SUPPLIED DATA ▸
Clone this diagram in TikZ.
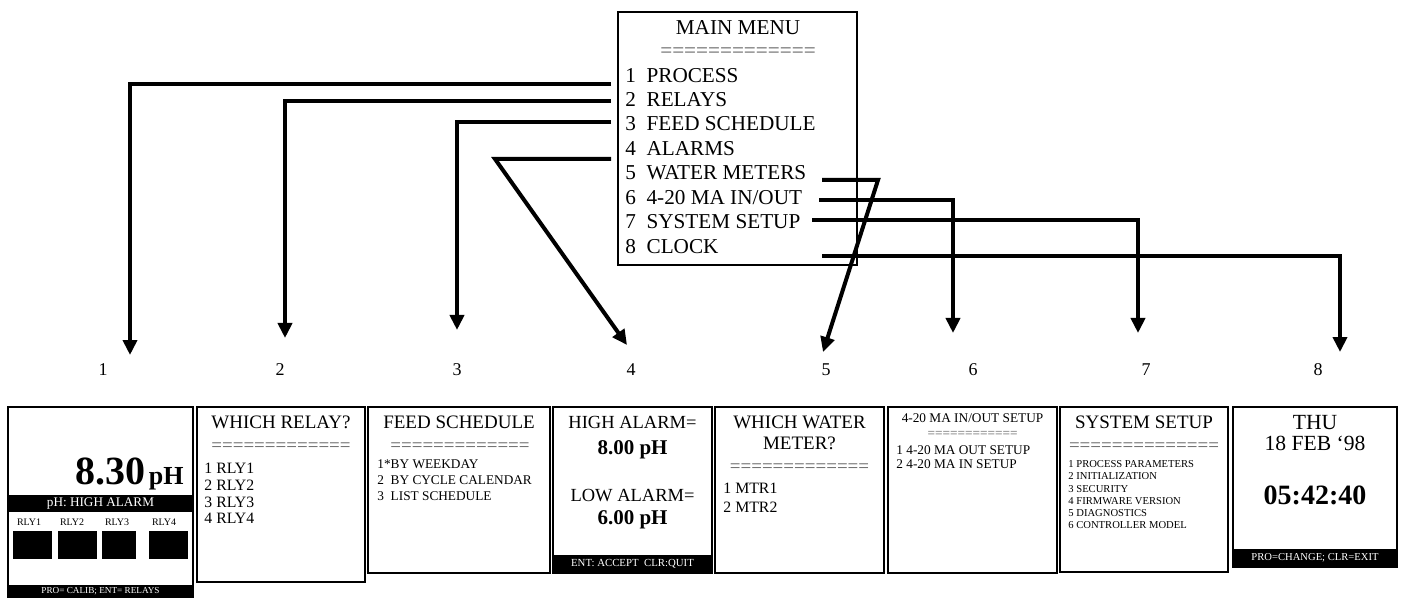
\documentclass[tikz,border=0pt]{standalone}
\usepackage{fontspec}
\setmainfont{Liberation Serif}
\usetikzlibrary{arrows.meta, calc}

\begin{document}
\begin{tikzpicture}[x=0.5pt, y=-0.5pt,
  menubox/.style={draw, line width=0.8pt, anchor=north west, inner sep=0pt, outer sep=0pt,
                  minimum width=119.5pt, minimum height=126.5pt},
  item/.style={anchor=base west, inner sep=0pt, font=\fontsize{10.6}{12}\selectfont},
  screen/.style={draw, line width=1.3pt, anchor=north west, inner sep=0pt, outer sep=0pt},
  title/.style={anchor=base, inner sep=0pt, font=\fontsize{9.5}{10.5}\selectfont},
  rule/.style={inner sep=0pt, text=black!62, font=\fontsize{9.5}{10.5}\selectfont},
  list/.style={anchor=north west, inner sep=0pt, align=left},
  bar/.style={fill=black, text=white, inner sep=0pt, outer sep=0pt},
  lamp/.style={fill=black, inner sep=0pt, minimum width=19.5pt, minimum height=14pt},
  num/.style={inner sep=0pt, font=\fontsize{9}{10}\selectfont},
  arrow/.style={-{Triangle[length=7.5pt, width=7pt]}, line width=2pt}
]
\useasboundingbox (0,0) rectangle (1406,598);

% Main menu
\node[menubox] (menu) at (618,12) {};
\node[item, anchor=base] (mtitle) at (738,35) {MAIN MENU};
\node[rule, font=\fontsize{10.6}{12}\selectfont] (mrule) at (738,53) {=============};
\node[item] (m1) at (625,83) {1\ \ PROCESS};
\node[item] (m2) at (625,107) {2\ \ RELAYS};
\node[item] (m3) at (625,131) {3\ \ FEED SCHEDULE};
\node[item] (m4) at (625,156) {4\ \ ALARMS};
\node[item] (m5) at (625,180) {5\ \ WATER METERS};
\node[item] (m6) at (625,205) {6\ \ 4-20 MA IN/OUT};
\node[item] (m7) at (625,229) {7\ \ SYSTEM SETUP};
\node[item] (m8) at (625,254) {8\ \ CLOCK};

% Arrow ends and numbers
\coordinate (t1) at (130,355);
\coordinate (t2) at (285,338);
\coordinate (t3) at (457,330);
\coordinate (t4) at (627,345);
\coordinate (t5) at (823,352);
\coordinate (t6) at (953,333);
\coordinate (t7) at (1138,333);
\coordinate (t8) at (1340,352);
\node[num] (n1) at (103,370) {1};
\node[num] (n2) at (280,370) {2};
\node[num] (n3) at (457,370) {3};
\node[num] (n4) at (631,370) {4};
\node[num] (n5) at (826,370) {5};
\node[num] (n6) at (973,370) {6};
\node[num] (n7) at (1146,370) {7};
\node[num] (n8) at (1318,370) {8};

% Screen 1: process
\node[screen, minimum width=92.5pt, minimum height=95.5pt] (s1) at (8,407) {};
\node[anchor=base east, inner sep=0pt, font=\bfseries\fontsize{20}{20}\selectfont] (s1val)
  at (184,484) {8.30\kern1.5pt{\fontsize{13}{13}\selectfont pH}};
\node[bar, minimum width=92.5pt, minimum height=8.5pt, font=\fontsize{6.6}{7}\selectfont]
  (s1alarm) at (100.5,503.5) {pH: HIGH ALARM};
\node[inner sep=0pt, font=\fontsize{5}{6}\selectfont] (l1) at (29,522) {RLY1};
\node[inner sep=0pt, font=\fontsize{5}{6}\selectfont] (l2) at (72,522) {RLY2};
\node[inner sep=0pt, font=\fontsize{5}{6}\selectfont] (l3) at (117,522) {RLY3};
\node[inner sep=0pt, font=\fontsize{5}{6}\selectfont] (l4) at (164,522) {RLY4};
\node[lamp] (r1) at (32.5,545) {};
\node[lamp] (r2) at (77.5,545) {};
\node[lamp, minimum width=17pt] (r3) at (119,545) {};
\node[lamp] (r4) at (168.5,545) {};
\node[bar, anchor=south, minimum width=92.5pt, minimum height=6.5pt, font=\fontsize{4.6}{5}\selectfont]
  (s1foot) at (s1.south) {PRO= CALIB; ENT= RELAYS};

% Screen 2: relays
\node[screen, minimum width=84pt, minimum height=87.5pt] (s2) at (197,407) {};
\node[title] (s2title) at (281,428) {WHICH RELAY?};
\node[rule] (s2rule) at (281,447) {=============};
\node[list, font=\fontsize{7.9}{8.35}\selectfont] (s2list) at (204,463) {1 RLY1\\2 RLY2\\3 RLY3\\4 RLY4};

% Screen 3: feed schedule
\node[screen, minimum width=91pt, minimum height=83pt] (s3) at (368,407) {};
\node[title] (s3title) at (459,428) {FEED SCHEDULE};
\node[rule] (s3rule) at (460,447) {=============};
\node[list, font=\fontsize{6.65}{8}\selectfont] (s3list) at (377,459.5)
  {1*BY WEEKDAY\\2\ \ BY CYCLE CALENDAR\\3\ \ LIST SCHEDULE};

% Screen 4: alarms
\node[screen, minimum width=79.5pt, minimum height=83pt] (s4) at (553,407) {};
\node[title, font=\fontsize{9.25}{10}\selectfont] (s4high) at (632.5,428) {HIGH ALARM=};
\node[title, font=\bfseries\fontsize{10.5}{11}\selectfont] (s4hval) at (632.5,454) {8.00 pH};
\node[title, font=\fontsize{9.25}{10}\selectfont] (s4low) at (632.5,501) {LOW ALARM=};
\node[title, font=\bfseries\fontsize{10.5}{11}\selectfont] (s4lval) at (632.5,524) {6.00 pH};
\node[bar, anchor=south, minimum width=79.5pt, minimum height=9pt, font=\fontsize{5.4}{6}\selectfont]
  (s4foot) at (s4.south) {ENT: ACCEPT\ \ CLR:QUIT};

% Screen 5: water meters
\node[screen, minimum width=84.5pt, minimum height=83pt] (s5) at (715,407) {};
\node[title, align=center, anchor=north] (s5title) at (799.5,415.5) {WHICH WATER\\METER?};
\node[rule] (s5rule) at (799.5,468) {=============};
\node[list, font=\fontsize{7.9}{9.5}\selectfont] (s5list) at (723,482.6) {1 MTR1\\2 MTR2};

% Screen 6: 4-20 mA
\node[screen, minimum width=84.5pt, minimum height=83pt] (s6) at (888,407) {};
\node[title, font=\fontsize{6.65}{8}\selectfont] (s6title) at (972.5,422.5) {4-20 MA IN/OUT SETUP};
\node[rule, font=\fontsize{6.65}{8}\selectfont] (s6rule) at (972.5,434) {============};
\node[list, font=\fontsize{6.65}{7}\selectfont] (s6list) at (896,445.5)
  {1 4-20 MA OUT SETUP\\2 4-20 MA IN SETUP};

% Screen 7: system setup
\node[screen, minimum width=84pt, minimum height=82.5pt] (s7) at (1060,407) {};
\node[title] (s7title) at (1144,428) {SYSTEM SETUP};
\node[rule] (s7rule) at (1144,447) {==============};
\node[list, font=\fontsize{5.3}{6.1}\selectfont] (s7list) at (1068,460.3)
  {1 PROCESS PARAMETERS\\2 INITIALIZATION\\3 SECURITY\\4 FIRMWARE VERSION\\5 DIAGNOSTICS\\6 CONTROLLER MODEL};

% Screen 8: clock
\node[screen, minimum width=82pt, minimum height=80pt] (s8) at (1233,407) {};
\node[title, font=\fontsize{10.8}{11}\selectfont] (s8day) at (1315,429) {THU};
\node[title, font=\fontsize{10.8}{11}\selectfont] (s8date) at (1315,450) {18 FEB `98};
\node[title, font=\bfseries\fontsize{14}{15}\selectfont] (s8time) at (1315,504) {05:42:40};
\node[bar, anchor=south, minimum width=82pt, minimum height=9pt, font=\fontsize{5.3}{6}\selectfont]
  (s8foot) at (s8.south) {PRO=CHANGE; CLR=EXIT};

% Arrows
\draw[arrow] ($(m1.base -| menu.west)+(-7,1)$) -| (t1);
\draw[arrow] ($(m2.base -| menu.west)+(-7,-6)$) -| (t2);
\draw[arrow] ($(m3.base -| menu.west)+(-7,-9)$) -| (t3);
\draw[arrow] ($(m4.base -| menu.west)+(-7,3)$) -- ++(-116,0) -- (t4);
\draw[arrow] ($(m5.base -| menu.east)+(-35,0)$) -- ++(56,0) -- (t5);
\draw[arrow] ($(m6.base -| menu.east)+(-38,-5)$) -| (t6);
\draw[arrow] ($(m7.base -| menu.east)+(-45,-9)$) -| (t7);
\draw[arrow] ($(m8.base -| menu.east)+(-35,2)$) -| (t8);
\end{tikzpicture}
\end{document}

DO THIS ▸ Leave out the pictures. Transcribe only the lines above, from the first through the one that contains "(n8) at (1318,370)".

SOLUTION TO THE PROBLEM ▸
Clone this diagram in TikZ.
\documentclass[tikz,border=0pt]{standalone}
\usepackage{fontspec}
\setmainfont{Liberation Serif}
\usetikzlibrary{arrows.meta, calc}

\begin{document}
\begin{tikzpicture}[x=0.5pt, y=-0.5pt,
  menubox/.style={draw, line width=0.8pt, anchor=north west, inner sep=0pt, outer sep=0pt,
                  minimum width=119.5pt, minimum height=126.5pt},
  item/.style={anchor=base west, inner sep=0pt, font=\fontsize{10.6}{12}\selectfont},
  screen/.style={draw, line width=1.3pt, anchor=north west, inner sep=0pt, outer sep=0pt},
  title/.style={anchor=base, inner sep=0pt, font=\fontsize{9.5}{10.5}\selectfont},
  rule/.style={inner sep=0pt, text=black!62, font=\fontsize{9.5}{10.5}\selectfont},
  list/.style={anchor=north west, inner sep=0pt, align=left},
  bar/.style={fill=black, text=white, inner sep=0pt, outer sep=0pt},
  lamp/.style={fill=black, inner sep=0pt, minimum width=19.5pt, minimum height=14pt},
  num/.style={inner sep=0pt, font=\fontsize{9}{10}\selectfont},
  arrow/.style={-{Triangle[length=7.5pt, width=7pt]}, line width=2pt}
]
\useasboundingbox (0,0) rectangle (1406,598);

% Main menu
\node[menubox] (menu) at (618,12) {};
\node[item, anchor=base] (mtitle) at (738,35) {MAIN MENU};
\node[rule, font=\fontsize{10.6}{12}\selectfont] (mrule) at (738,53) {=============};
\node[item] (m1) at (625,83) {1\ \ PROCESS};
\node[item] (m2) at (625,107) {2\ \ RELAYS};
\node[item] (m3) at (625,131) {3\ \ FEED SCHEDULE};
\node[item] (m4) at (625,156) {4\ \ ALARMS};
\node[item] (m5) at (625,180) {5\ \ WATER METERS};
\node[item] (m6) at (625,205) {6\ \ 4-20 MA IN/OUT};
\node[item] (m7) at (625,229) {7\ \ SYSTEM SETUP};
\node[item] (m8) at (625,254) {8\ \ CLOCK};

% Arrow ends and numbers
\coordinate (t1) at (130,355);
\coordinate (t2) at (285,338);
\coordinate (t3) at (457,330);
\coordinate (t4) at (627,345);
\coordinate (t5) at (823,352);
\coordinate (t6) at (953,333);
\coordinate (t7) at (1138,333);
\coordinate (t8) at (1340,352);
\node[num] (n1) at (103,370) {1};
\node[num] (n2) at (280,370) {2};
\node[num] (n3) at (457,370) {3};
\node[num] (n4) at (631,370) {4};
\node[num] (n5) at (826,370) {5};
\node[num] (n6) at (973,370) {6};
\node[num] (n7) at (1146,370) {7};
\node[num] (n8) at (1318,370) {8};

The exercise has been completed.